> **GIVEN EXERCISE**:
Repeat, exactly and in full, the lines of the listing below, but without any pictures.

A run of records
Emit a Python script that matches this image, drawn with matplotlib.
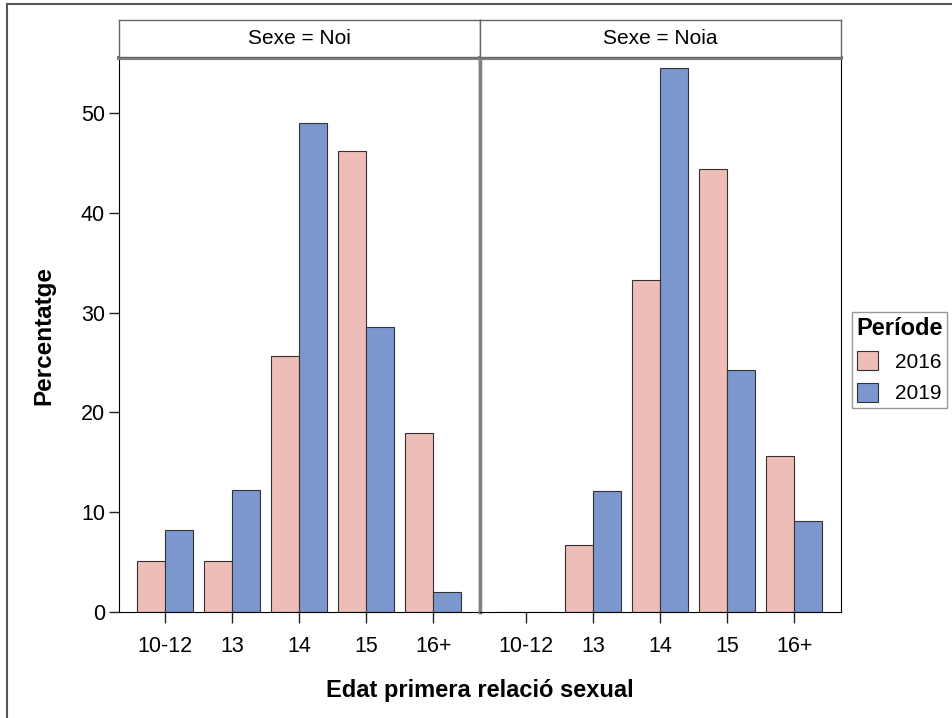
import numpy as np
import matplotlib.pyplot as plt
from matplotlib.patches import Patch
from matplotlib.lines import Line2D

plt.rcParams['font.family'] = ['Liberation Sans', 'DejaVu Sans']

CATS = ["10-12", "13", "14", "15", "16+"]
PANELS = ["Sexe = Noi", "Sexe = Noia"]
NOI_2016 = [5.1, 5.1, 25.6, 46.2, 17.9]
NOI_2019 = [8.2, 12.2, 49.0, 28.6, 2.0]
NOIA_2016 = [0.0, 6.7, 33.3, 44.4, 15.6]
NOIA_2019 = [0.0, 12.1, 54.5, 24.2, 9.1]
YEARS = ["2016", "2019"]
COLORS = ["#EFBDB7", "#7B97CD"]

DATA = [(NOI_2016, NOI_2019), (NOIA_2016, NOIA_2019)]

W, H = 953, 718
fig = plt.figure(figsize=(W / 100, H / 100), dpi=100)

def fx(px):
    return px / W

def fy(py):
    return 1 - py / H

GRAY = "#808080"
x = np.arange(len(CATS))
bw = 0.42
panel_x = [(119, 480), (480, 841)]
top, bot = 58, 612

for i, ((x0, x1), title, vals) in enumerate(zip(panel_x, PANELS, DATA)):
    ax = fig.add_axes([fx(x0), fy(bot), fx(x1 - x0), (bot - top) / H])
    for j, (v, c) in enumerate(zip(vals, COLORS)):
        ax.bar(x + (j - 0.5) * bw, v, width=bw, color=c,
               edgecolor="#333333", linewidth=0.8)
    ax.set_xlim(-0.69, 4.70)
    ax.set_ylim(0, 55.5)
    ax.set_xticks(x)
    ax.set_xticklabels(CATS, fontsize=15.5)
    ax.tick_params(axis="x", length=8, width=1, color="#222222", pad=9)
    if i == 0:
        ax.set_yticks([0, 10, 20, 30, 40, 50])
        ax.tick_params(axis="y", length=7, width=1, color="#222222",
                       labelsize=15.5, pad=3)
        ax.spines["left"].set_color("black")
        ax.spines["right"].set_color(GRAY)
        ax.spines["right"].set_linewidth(2.5)
    else:
        ax.set_yticks([])
        ax.spines["left"].set_color(GRAY)
        ax.spines["left"].set_linewidth(2.5)
        ax.spines["right"].set_color("black")
    ax.spines["top"].set_color(GRAY)
    ax.spines["top"].set_linewidth(3)
    ax.spines["bottom"].set_color("black")

    # strip header
    sx = fig.add_axes([fx(x0), fy(57), fx(x1 - x0), 37 / H])
    sx.set_xticks([]); sx.set_yticks([])
    for s in sx.spines.values():
        s.set_color("#666666")
        s.set_linewidth(1)
    sx.text(0.5, 0.5, title, ha="center", va="center", fontsize=15,
            transform=sx.transAxes)

fig.text(fx(44), fy(335), "Percentatge", rotation=90, ha="center",
         va="center", fontsize=17.5, fontweight="bold")
fig.text(fx(480), fy(690), "Edat primera relació sexual", ha="center",
         va="center", fontsize=17, fontweight="bold")

handles = [Patch(facecolor=c, edgecolor="#333333", linewidth=0.8, label=y)
           for y, c in zip(YEARS, COLORS)]
leg = fig.legend(handles=handles, title="Període", loc="center left",
                 bbox_to_anchor=(fx(852), fy(360)), fontsize=15,
                 title_fontproperties={"weight": "bold", "size": 17},
                 frameon=True, fancybox=False, edgecolor=GRAY,
                 handlelength=1.0, handleheight=1.0, borderpad=0.2,
                 labelspacing=0.55, handletextpad=0.8, borderaxespad=0)
leg.get_frame().set_linewidth(1)

# outer frame (top and left)
fig.add_artist(Line2D([fx(7), fx(952)], [fy(4), fy(4)], color="#555555",
                      lw=1.5, transform=fig.transFigure))
fig.add_artist(Line2D([fx(7), fx(7)], [fy(4), 0], color="#555555",
                      lw=1.5, transform=fig.transFigure))

fig.savefig("out.png", dpi=100)
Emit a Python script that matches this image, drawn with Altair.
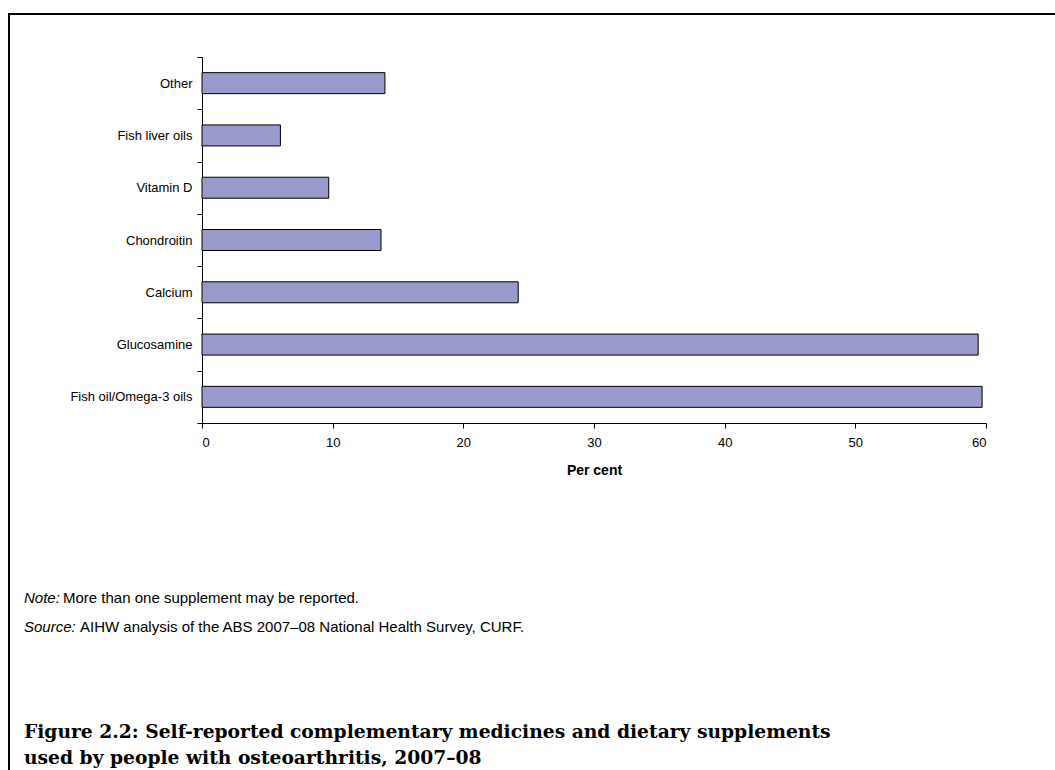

> **WRITTEN RESPONSE**:
Emit a Python script that matches this image, drawn with matplotlib.
import numpy as np
import matplotlib.pyplot as plt
from matplotlib.patches import Patch
from matplotlib.lines import Line2D

plt.rcParams['font.family'] = ['Liberation Sans', 'DejaVu Sans']

CATS = ["10-12", "13", "14", "15", "16+"]
PANELS = ["Sexe = Noi", "Sexe = Noia"]
NOI_2016 = [5.1, 5.1, 25.6, 46.2, 17.9]
NOI_2019 = [8.2, 12.2, 49.0, 28.6, 2.0]
NOIA_2016 = [0.0, 6.7, 33.3, 44.4, 15.6]
NOIA_2019 = [0.0, 12.1, 54.5, 24.2, 9.1]
YEARS = ["2016", "2019"]
COLORS = ["#EFBDB7", "#7B97CD"]

DATA = [(NOI_2016, NOI_2019), (NOIA_2016, NOIA_2019)]

W, H = 953, 718
fig = plt.figure(figsize=(W / 100, H / 100), dpi=100)

def fx(px):
    return px / W

def fy(py):
    return 1 - py / H

GRAY = "#808080"
x = np.arange(len(CATS))
bw = 0.42
panel_x = [(119, 480), (480, 841)]
top, bot = 58, 612

for i, ((x0, x1), title, vals) in enumerate(zip(panel_x, PANELS, DATA)):
    ax = fig.add_axes([fx(x0), fy(bot), fx(x1 - x0), (bot - top) / H])
    for j, (v, c) in enumerate(zip(vals, COLORS)):
        ax.bar(x + (j - 0.5) * bw, v, width=bw, color=c,
               edgecolor="#333333", linewidth=0.8)
    ax.set_xlim(-0.69, 4.70)
    ax.set_ylim(0, 55.5)
    ax.set_xticks(x)
    ax.set_xticklabels(CATS, fontsize=15.5)
    ax.tick_params(axis="x", length=8, width=1, color="#222222", pad=9)
    if i == 0:
        ax.set_yticks([0, 10, 20, 30, 40, 50])
        ax.tick_params(axis="y", length=7, width=1, color="#222222",
                       labelsize=15.5, pad=3)
        ax.spines["left"].set_color("black")
        ax.spines["right"].set_color(GRAY)
        ax.spines["right"].set_linewidth(2.5)
    else:
        ax.set_yticks([])
        ax.spines["left"].set_color(GRAY)
        ax.spines["left"].set_linewidth(2.5)
        ax.spines["right"].set_color("black")
    ax.spines["top"].set_color(GRAY)
    ax.spines["top"].set_linewidth(3)
    ax.spines["bottom"].set_color("black")

    # strip header
    sx = fig.add_axes([fx(x0), fy(57), fx(x1 - x0), 37 / H])
    sx.set_xticks([]); sx.set_yticks([])
    for s in sx.spines.values():
        s.set_color("#666666")
        s.set_linewidth(1)
    sx.text(0.5, 0.5, title, ha="center", va="center", fontsize=15,
            transform=sx.transAxes)

fig.text(fx(44), fy(335), "Percentatge", rotation=90, ha="center",
         va="center", fontsize=17.5, fontweight="bold")
fig.text(fx(480), fy(690), "Edat primera relació sexual", ha="center",
         va="center", fontsize=17, fontweight="bold")

handles = [Patch(facecolor=c, edgecolor="#333333", linewidth=0.8, label=y)
           for y, c in zip(YEARS, COLORS)]
leg = fig.legend(handles=handles, title="Període", loc="center left",
                 bbox_to_anchor=(fx(852), fy(360)), fontsize=15,
                 title_fontproperties={"weight": "bold", "size": 17},
                 frameon=True, fancybox=False, edgecolor=GRAY,
                 handlelength=1.0, handleheight=1.0, borderpad=0.2,
                 labelspacing=0.55, handletextpad=0.8, borderaxespad=0)
leg.get_frame().set_linewidth(1)

# outer frame (top and left)
fig.add_artist(Line2D([fx(7), fx(952)], [fy(4), fy(4)], color="#555555",
                      lw=1.5, transform=fig.transFigure))
fig.add_artist(Line2D([fx(7), fx(7)], [fy(4), 0], color="#555555",
                      lw=1.5, transform=fig.transFigure))

fig.savefig("out.png", dpi=100)
Emit a Python script that matches this image, drawn with Altair.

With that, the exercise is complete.